On the other hand, the penalties for poaching, for "killing messire's game," are terrible. It is probably safer on St. Aliquis'—as on any other fief—to risk killing a traveler than killing a fawn or even a hare. The law is pitilessly enforced by the foresters. Maître Denis will tell you he has hanged more stout fellows for poaching than for any other two crimes put together.
Futile Peasant Revolts
Do the villeins ever revolt? Sometimes, when they are driven to desperation by extreme misery; when they find a clever leader; when circumstances are peculiarly favorable. Then may come the sudden burning of manor houses and small fortalices; the massacre of their inmates; and other brutish deeds of tardy retaliation. The rebels are likely to boast, as did some insurgent peasants in Normandy in the eleventh century: "We have been weak and insane to bend our necks for so long. For we are strong-handed men, and solider and stouter limbed than the nobles will ever be. For everyone of them there are a hundred of us!"

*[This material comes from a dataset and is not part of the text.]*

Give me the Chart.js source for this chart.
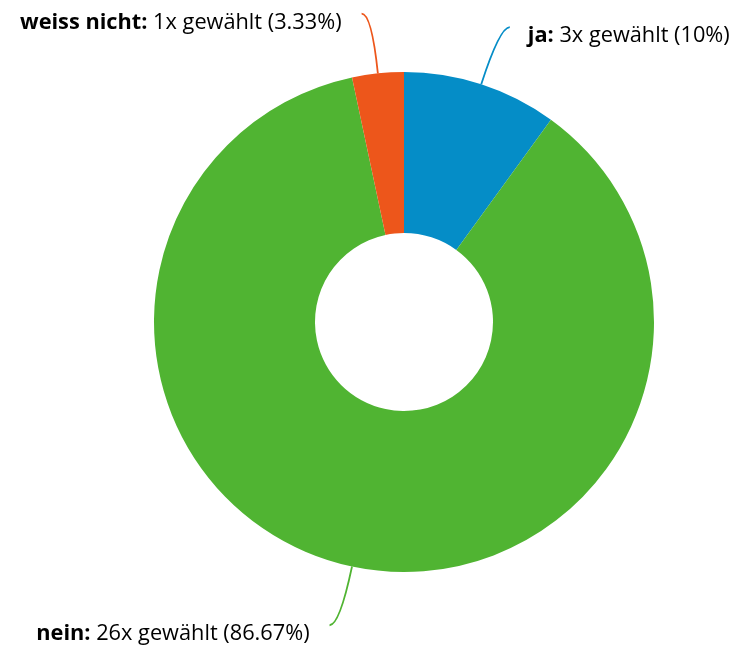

Such revolts always have a single end. The ignorant peasants submit to no discipline. They cannot use the knight's weapons if they capture them. They cannot organize. If they seize a castle, the liquor in the cellars lays them out helpless through a week of orgy. The seigneurs instantly rally and with their great horses hunt down the rebels as creatures worse than wolves. The vengeance then taken on the insurgents is such that every ear that hears thereof must tingle. Perhaps along a league of roadway a corpse will be swinging from every tree. Such measures effectively discourage rebellion save under most exceptional circumstances. Even with atrocious seigneurs it is usually best to bow to the will of God and merely to pray for deliverance.

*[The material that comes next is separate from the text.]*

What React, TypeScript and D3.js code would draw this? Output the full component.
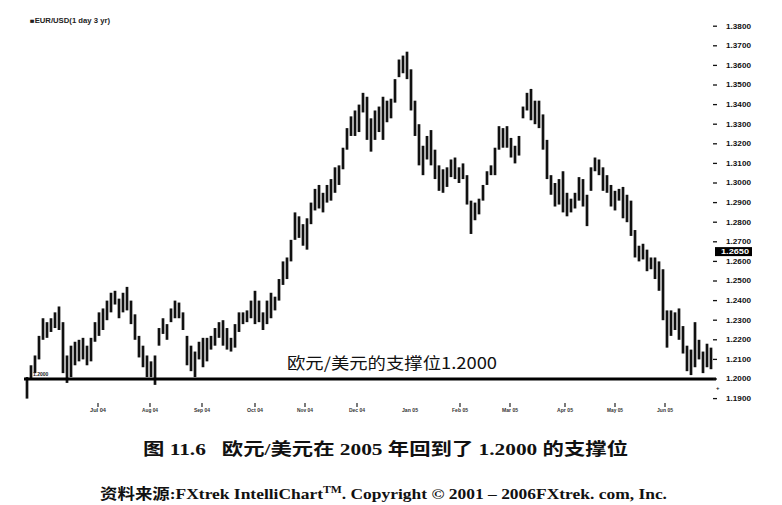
import * as d3 from 'd3';

// daily EUR/USD bars (high / low)
const highs = [
  1.201, 1.207, 1.212, 1.222, 1.231, 1.229, 1.231, 1.234, 1.237, 1.229,
  1.212, 1.217, 1.219, 1.220, 1.221, 1.217, 1.221, 1.229, 1.234, 1.236,
  1.240, 1.244, 1.245, 1.241, 1.244, 1.247, 1.240, 1.233, 1.222, 1.217,
  1.212, 1.209, 1.212, 1.226, 1.231, 1.228, 1.236, 1.240, 1.239, 1.234,
  1.222, 1.217, 1.214, 1.219,
  1.221, 1.221, 1.222, 1.226, 1.229, 1.230, 1.226, 1.221, 1.228, 1.234,
  1.234, 1.235, 1.240, 1.245, 1.240, 1.234, 1.240, 1.244, 1.242, 1.251,
  1.260, 1.262, 1.271, 1.285, 1.283, 1.279, 1.282, 1.290, 1.297, 1.299,
  1.295, 1.299, 1.302, 1.308, 1.309, 1.318, 1.328, 1.334, 1.337, 1.340,
  1.346, 1.344, 1.333, 1.337, 1.339, 1.344,
  1.342, 1.343, 1.353, 1.363, 1.365, 1.367, 1.358, 1.342, 1.330, 1.319,
  1.324, 1.327, 1.317, 1.309, 1.307, 1.308, 1.312, 1.313, 1.308, 1.310,
  1.304, 1.291, 1.290, 1.292, 1.299, 1.306, 1.309, 1.318, 1.329, 1.328,
  1.329, 1.323, 1.319, 1.324, 1.339, 1.346, 1.348, 1.342, 1.342, 1.335,
  1.322, 1.304, 1.300, 1.302, 1.306,
  1.295, 1.292, 1.295, 1.303, 1.302, 1.294, 1.308, 1.313, 1.312, 1.308,
  1.304, 1.299, 1.296, 1.297, 1.298, 1.294, 1.291, 1.276, 1.268, 1.269,
  1.266, 1.262, 1.262, 1.260, 1.256, 1.235, 1.235, 1.234, 1.236, 1.227,
  1.217, 1.215, 1.229, 1.220, 1.214, 1.218, 1.216,
];
const lows = [
  1.190, 1.200, 1.203, 1.210, 1.220, 1.221, 1.224, 1.226, 1.225, 1.203,
  1.198, 1.201, 1.207, 1.209, 1.210, 1.207, 1.209, 1.219, 1.222, 1.225,
  1.230, 1.234, 1.238, 1.231, 1.234, 1.235, 1.228, 1.220, 1.211, 1.206,
  1.201, 1.201, 1.197, 1.217, 1.223, 1.220, 1.229, 1.231, 1.231, 1.225,
  1.207, 1.204, 1.201, 1.210,
  1.206, 1.209, 1.215, 1.217, 1.221, 1.217, 1.215, 1.214, 1.216, 1.224,
  1.228, 1.229, 1.231, 1.228, 1.229, 1.225, 1.228, 1.231, 1.235, 1.240,
  1.248, 1.251, 1.260, 1.271, 1.272, 1.268, 1.266, 1.279, 1.286, 1.287,
  1.285, 1.290, 1.291, 1.295, 1.299, 1.307, 1.317, 1.324, 1.324, 1.326,
  1.336, 1.322, 1.316, 1.322, 1.326, 1.322,
  1.331, 1.333, 1.341, 1.354, 1.356, 1.353, 1.337, 1.324, 1.309, 1.304,
  1.312, 1.309, 1.302, 1.296, 1.295, 1.298, 1.303, 1.302, 1.300, 1.302,
  1.289, 1.274, 1.281, 1.284, 1.291, 1.299, 1.304, 1.304, 1.317, 1.318,
  1.318, 1.313, 1.310, 1.314, 1.333, 1.337, 1.332, 1.330, 1.328, 1.317,
  1.302, 1.294, 1.288, 1.289, 1.285,
  1.283, 1.285, 1.287, 1.291, 1.288, 1.278, 1.296, 1.306, 1.304, 1.296,
  1.295, 1.288, 1.286, 1.291, 1.282, 1.280, 1.273, 1.262, 1.260, 1.261,
  1.255, 1.256, 1.251, 1.245, 1.230, 1.216, 1.222, 1.225, 1.220, 1.213,
  1.204, 1.202, 1.206, 1.210, 1.203, 1.206, 1.205,
];

const priceTicks = d3.range(1.19, 1.3801, 0.01);
const monthTickIdx = [17.75, 30.75, 43.75, 57, 69.5, 82.5, 95.75, 108.25, 120.75, 134.5, 147, 159.5];
const monthLabels = ['Jul 04', 'Aug 04', 'Sep 04', 'Oct 04', 'Nov 04', 'Dec 04', 'Jan 05', 'Feb 05', 'Mar 05', 'Apr 05', 'May 05', 'Jun 05'];
const supportLevel = 1.2;
const lastPrice = 1.265;

export default function App() {
  const x = d3.scaleLinear().domain([0, highs.length - 1]).range([27, 711]);
  const y = d3.scaleLinear().domain([1.19, 1.38]).range([398.6, 26.2]);
  const axisX = 713;

  return (
    <svg width={782} height={505} style={{ position: 'absolute', left: 0, top: 0, background: '#fff' }}
      fontFamily="'Liberation Sans', Arial, sans-serif">
      <rect width={782} height={505} fill="#fff" />

      {/* title of the chart window */}
      <text x={30} y={23} fontSize={6.5} fontWeight="bold" fill="#222" textLength={80} lengthAdjust="spacingAndGlyphs">
        ■EUR/USD(1 day 3 yr)
      </text>

      {/* price bars */}
      <g stroke="#111" strokeWidth={2.7}>
        {highs.map((h, i) => (
          <line key={i} x1={x(i)} x2={x(i)} y1={y(h)} y2={y(lows[i])} />
        ))}
      </g>

      {/* support line */}
      <line x1={24} x2={716} y1={y(supportLevel)} y2={y(supportLevel)} stroke="#000" strokeWidth={3.2} />
      <text x={33} y={y(supportLevel) - 3} fontSize={5} fontWeight="bold" fill="#222">1.2000</text>
      <text x={287} y={369} fontSize={16} fill="#111" textLength={210} lengthAdjust="spacingAndGlyphs"
        fontFamily="'Noto Sans CJK SC', 'Liberation Sans', sans-serif">
        欧元/美元的支撑位1.2000
      </text>

      {/* right price axis */}
      <g fontSize={6.5} fontWeight="bold" fill="#111">
        {priceTicks.map((p, i) => (
          <g key={i}>
            <line x1={axisX} x2={axisX + 4} y1={y(p)} y2={y(p)} stroke="#111" strokeWidth={1.3} />
            <text x={axisX + 13} y={y(p) + 2.3} textLength={25} lengthAdjust="spacingAndGlyphs">{p.toFixed(4)}</text>
          </g>
        ))}
      </g>
      <rect x={axisX + 2} y={y(lastPrice) - 4.5} width={37} height={9} fill="#000" />
      <text x={axisX + 8} y={y(lastPrice) + 2.3} fontSize={6.5} fontWeight="bold" fill="#fff" textLength={28} lengthAdjust="spacingAndGlyphs">{lastPrice.toFixed(4)}</text>
      <text x={axisX + 3} y={390} fontSize={6} fontWeight="bold" fill="#111">+</text>

      {/* time axis */}
      <g fontSize={4.5} fontWeight="bold" fill="#333">
        {monthTickIdx.map((t, i) => (
          <g key={i}>
            {i !== 6 && <line x1={x(t)} x2={x(t)} y1={403} y2={407} stroke="#222" strokeWidth={1.2} />}
            <text x={x(t)} y={412} textAnchor="middle" textLength={16} lengthAdjust="spacingAndGlyphs">{monthLabels[i]}</text>
          </g>
        ))}
      </g>

      {/* caption */}
      <text x={143} y={455} fontSize={17} fontWeight="bold" fill="#111" textLength={485} lengthAdjust="spacingAndGlyphs"
        fontFamily="'Liberation Serif', 'Noto Sans CJK SC', serif">
        图 11.6{'\u00a0\u00a0\u00a0'}欧元/美元在 2005 年回到了 1.2000 的支撑位
      </text>
      <text x={100} y={499} fontSize={15} fontWeight="bold" fill="#111" textLength={567} lengthAdjust="spacingAndGlyphs"
        fontFamily="'Liberation Serif', 'Noto Sans CJK SC', serif">
        资料来源:FXtrek IntelliChart<tspan fontSize={10} dy={-6}>TM</tspan><tspan dy={6}>. Copyright © 2001 – 2006FXtrek. com, Inc.</tspan>
      </text>
    </svg>
  );
}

Georges' and Alard's mental horizons can be imagined. They have on rare occasions been as far as Pontdebois, although some of their neighbors have passed a lifetime without even that privilege. They have only the most limited, one might say only the most animal, hopes and fears. Their ideas of such things as the king's court, Paris, and the various Christian and Infidel lands are a jumble of absurd notions. "Religion" means a few prayers, a few saints' stories, as told in the church, the miracle plays at Christmas, and a fear lest by failing in proper respect to monks and priests they will be eternally tormented in worse torture chambers than old Baron Garnier's.
The villeins, of course, have their own rustic holidays, full of rough sports—wrestling, throwing weights, archery, and also cockfighting and bull baiting. The best of entertainment is when two blindfolded men, each carrying a cudgel, try to kill a goose or pig let loose in an inclosure. The whole village roars to see them belabor each other. During the wedding festivities, to show their dutiful esteem for Alienor and Olivier, the peasants had arranged a special ceremony in their honor. Four blindfolded men were led about the neighborhood, preceded by two men, one playing an oboe, the other carrying a red banner whereon a pig was painted. After this noisy merrymaking a real pig was produced, and before an august company of most of the castle folk the four champions "attacked the pig." They hit one another so hard, that one was picked up almost dead. The pig became the property of the villein who had managed to pound the life out of the creature just as in mercy Alienor was about to beg that the contest end.
Despite grievances and grumblings, the average peasants are loyal, somewhat after the manner of dumb dogs, to their seigneurs. Conon and Adela command the real affection of their villeins because of acts of charity, but even Baron Garnier had been treated with an astonishing faithfulness. Many a knight has owed his life or honor to humble dependents whom he has not treated so well as his horses or hounds. It is the toiling thousands in the little thatched huts that make possible the wedding feasts, the adubbements, the tourneys, and the spectacular battles. Some day the exploitation will cease—but not in the thirteenth century.
FOOTNOTES:
[76] This cleric, Jacques of Vitry, may have written a few years later than the presumable date of this narrative, but it represents entirely the orthodox viewpoint of A.D. 1220.
[77] It has been estimated that the rural population of France in the thirteenth century was almost as great as in the twentieth. There was probably a decided falling off, in the fourteenth century, thanks to the Black Death (1348) and the ravages of the Hundred Years' War.